KEDIRI – ‘Kami minta keadilan berupa ganti rugi, kami malah diancam suruh lapor ke polisi atau kepada bupati. Kami sadar itu bukan lahan kami, namun apakah Bupati tega atas nasib 500 hingga 600 kepala keluarga yang menggantungkan hidupnya di lahan itu,” ucap Mohammad Arifin, Koordinator Paguyuban Petani Desa Blaru Badas usai menggelar aksi di Balai Desa Blaru., Kamis (29/07)
Sikap arogan ini dikatakan Agus, kepada para petani dimana tanaman miliknya di atas lahan tersebut kini berubah menjadi kubangan. Bahkan, perlakukan yang sama diterima redaksi kediritangguh, mendapatkan ancaman bila memberitakan terkait aksi warga ini melalui telepon seluler.
“Sebenarnya tadi kami berkumpul untuk menyambut kehadiran bupati, karena tahunya warga kan Pak Bupati Mas Bup. Padahal Bupati sudah perintahkan Inspektorat untuk turun pada Kamis (hari ini, red). Namun karena tidak datang, akhirnya kami datangi balai desa. Janji Pak Kades (Endro Prasmono, red) akan dimintakan ganti rugi kepada pihak CV. Gemilang Bumi Sarana,” ucapnya.
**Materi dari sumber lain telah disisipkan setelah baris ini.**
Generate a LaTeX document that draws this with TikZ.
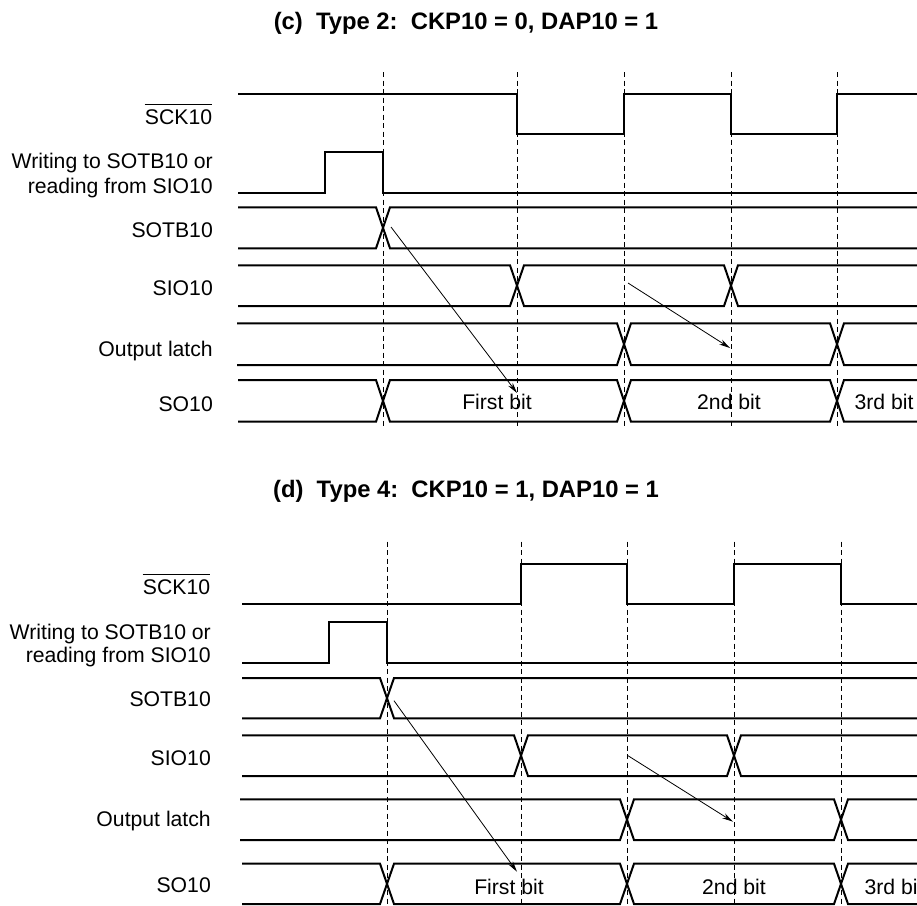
\documentclass[tikz,border=0pt]{standalone}
\usepackage{fontspec}
\setmainfont{Liberation Sans}
\usetikzlibrary{arrows.meta}
\tikzset{
  sig/.style={line width=2pt, line join=miter},
  guide/.style={line width=0.9pt, dash pattern=on 5pt off 3.5pt},
  flow/.style={line width=0.8pt, -{Stealth[length=11pt,width=5.5pt]}},
  lbl/.style={anchor=base east, inner sep=0pt, font=\fontsize{21.2}{25}\selectfont},
  bitlbl/.style={anchor=base, inner sep=0pt, font=\fontsize{21.2}{25}\selectfont},
  ttl/.style={anchor=base, inner sep=0pt, font=\fontsize{23.8}{28}\selectfont\bfseries},
}
\newcommand\ovl[1]{\tikz[baseline=0pt]{\node[anchor=base,inner sep=0pt](o){#1};\draw[line width=1pt]([yshift=4.8pt]o.north west)--([yshift=4.8pt]o.north east);}}
\begin{document}
\begin{tikzpicture}[x=1pt,y=-1pt]
\useasboundingbox (0,0) rectangle (917,905);
% ================= panel (c) =================
\node[ttl] (tc) at (466,29) {(c)\ \ Type 2:\ \ CKP10 = 0, DAP10 = 1};
\foreach \x in {383,517,624,731,837} \draw[guide] (\x,72) -- (\x,428);
% labels
\node[lbl] (c-sck) at (213,124.3) {\ovl{SCK10}};
\node[lbl] (c-wr1) at (213,168.3) {Writing to SOTB10 or};
\node[lbl] (c-wr2) at (213,193.3) {reading from SIO10};
\node[lbl] (c-sotb) at (213,237.3) {SOTB10};
\node[lbl] (c-sio) at (213,295) {SIO10};
\node[lbl] (c-ol) at (213,356) {Output latch};
\node[lbl] (c-so) at (213,411.7) {SO10};
% SCK10
\draw[sig] (238,93.7) -- (517,93.7) -- (517,134.3) -- (624,134.3) -- (624,93.7) -- (731,93.7) -- (731,134.3) -- (837,134.3) -- (837,93.7) -- (917,93.7);
% Writing
\draw[sig] (238,192.7) -- (325,192.7) -- (325,152.3) -- (383,152.3) -- (383,192.7) -- (917,192.7);
% SOTB10
\draw[sig] (238,207.3) -- (376,207.3) -- (390,248.3) -- (917,248.3);
\draw[sig] (238,248.3) -- (376,248.3) -- (390,207.3) -- (917,207.3);
% SIO10
\draw[sig] (238,265.3) -- (510,265.3) -- (524,306) -- (724,306) -- (738,265.3) -- (917,265.3);
\draw[sig] (238,306) -- (510,306) -- (524,265.3) -- (724,265.3) -- (738,306) -- (917,306);
% Output latch
\draw[sig] (237,323.3) -- (617,323.3) -- (631,365) -- (830,365) -- (844,323.3) -- (917,323.3);
\draw[sig] (237,365) -- (617,365) -- (631,323.3) -- (830,323.3) -- (844,365) -- (917,365);
% SO10
\draw[sig] (238,380) -- (376,380) -- (390,421.7) -- (617,421.7) -- (631,380) -- (830,380) -- (844,421.7) -- (917,421.7);
\draw[sig] (238,421.7) -- (376,421.7) -- (390,380) -- (617,380) -- (631,421.7) -- (830,421.7) -- (844,380) -- (917,380);
\node[bitlbl] (c-b1) at (497,409.3) {First bit};
\node[bitlbl] (c-b2) at (729,409.3) {2nd bit};
\node[bitlbl] (c-b3) at (884,409.3) {3rd bit};
% arrows
\coordinate (c-a1s) at (391,227);
\coordinate (c-a1e) at (517,393);
\coordinate (c-a2s) at (628,283);
\coordinate (c-a2e) at (730,348);
\draw[flow] (c-a1s) -- (c-a1e);
\draw[flow] (c-a2s) -- (c-a2e);
% ================= panel (d) =================
\node[ttl] (td) at (466,497.3) {(d)\ \ Type 4:\ \ CKP10 = 1, DAP10 = 1};
\foreach \x in {387,521,627,734,841} \draw[guide] (\x,541.7) -- (\x,906);
\node[lbl] (d-sck) at (211,594.3) {\ovl{SCK10}};
\node[lbl] (d-wr1) at (211,639) {Writing to SOTB10 or};
\node[lbl] (d-wr2) at (211,662.7) {reading from SIO10};
\node[lbl] (d-sotb) at (211,706.7) {SOTB10};
\node[lbl] (d-sio) at (211,765) {SIO10};
\node[lbl] (d-ol) at (211,826.7) {Output latch};
\node[lbl] (d-so) at (211,892.7) {SO10};
% SCK10
\draw[sig] (242,604.3) -- (521,604.3) -- (521,564) -- (627,564) -- (627,604.3) -- (734,604.3) -- (734,564) -- (841,564) -- (841,604.3) -- (917,604.3);
% Writing
\draw[sig] (242,663.3) -- (329,663.3) -- (329,622.3) -- (387,622.3) -- (387,663.3) -- (917,663.3);
% SOTB10
\draw[sig] (242,678) -- (380,678) -- (394,718.3) -- (917,718.3);
\draw[sig] (242,718.3) -- (380,718.3) -- (394,678) -- (917,678);
% SIO10
\draw[sig] (242,735.3) -- (514,735.3) -- (528,776) -- (727,776) -- (741,735.3) -- (917,735.3);
\draw[sig] (242,776) -- (514,776) -- (528,735.3) -- (727,735.3) -- (741,776) -- (917,776);
% Output latch
\draw[sig] (240,799.3) -- (620,799.3) -- (634,840) -- (834,840) -- (848,799.3) -- (917,799.3);
\draw[sig] (240,840) -- (620,840) -- (634,799.3) -- (834,799.3) -- (848,840) -- (917,840);
% SO10
\draw[sig] (242,863.7) -- (380,863.7) -- (394,904) -- (620,904) -- (634,863.7) -- (834,863.7) -- (848,904) -- (917,904);
\draw[sig] (242,904) -- (380,904) -- (394,863.7) -- (620,863.7) -- (634,904) -- (834,904) -- (848,863.7) -- (917,863.7);
\node[bitlbl] (d-b1) at (509,894) {First bit};
\node[bitlbl] (d-b2) at (734,894) {2nd bit};
\node[bitlbl] (d-b3) at (894,894) {3rd bit};
% arrows
\coordinate (d-a1s) at (394,700.7);
\coordinate (d-a1e) at (517,871.7);
\coordinate (d-a2s) at (628,755.7);
\coordinate (d-a2e) at (733,821.7);
\draw[flow] (d-a1s) -- (d-a1e);
\draw[flow] (d-a2s) -- (d-a2e);
\end{tikzpicture}
\end{document}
Namun pertemuan Selasa kemarin rupanya tidak membuahkan hasil, bahkan ganti rugi diharapkan tak kunjung ada. Arifin pun menegaskan, bahwa dirinya bersama petani lainnya sadar, bahwa lahan tersebut bukan miliknya. “Kami tahu dan sadar, itu bukan lahan kami. Milik pemerintah dikelola BBWS, lalu bagaimana nasib kami? Telah jerih payah mulai dari lahan tandus, kami tata kemudian rusak digali usai Gunung Kelud Meletus. Kami tata lagi, sekarang mau digali lagi,” imbuhnya.
Mewakili para petani, Arifin berharap Bupati Hanindhito Himawan Pramana segera mengambil langkah tegas dan memberikan solusi atas permasalahan ini. “Meski mereka mengaku punya ijin usaha resmi dan komplit, lalu bagaimana dengan nasib kami. Lebih dulu menggelola lahan itu untuk kebutuhan hidup sehari-hari,” terangnya.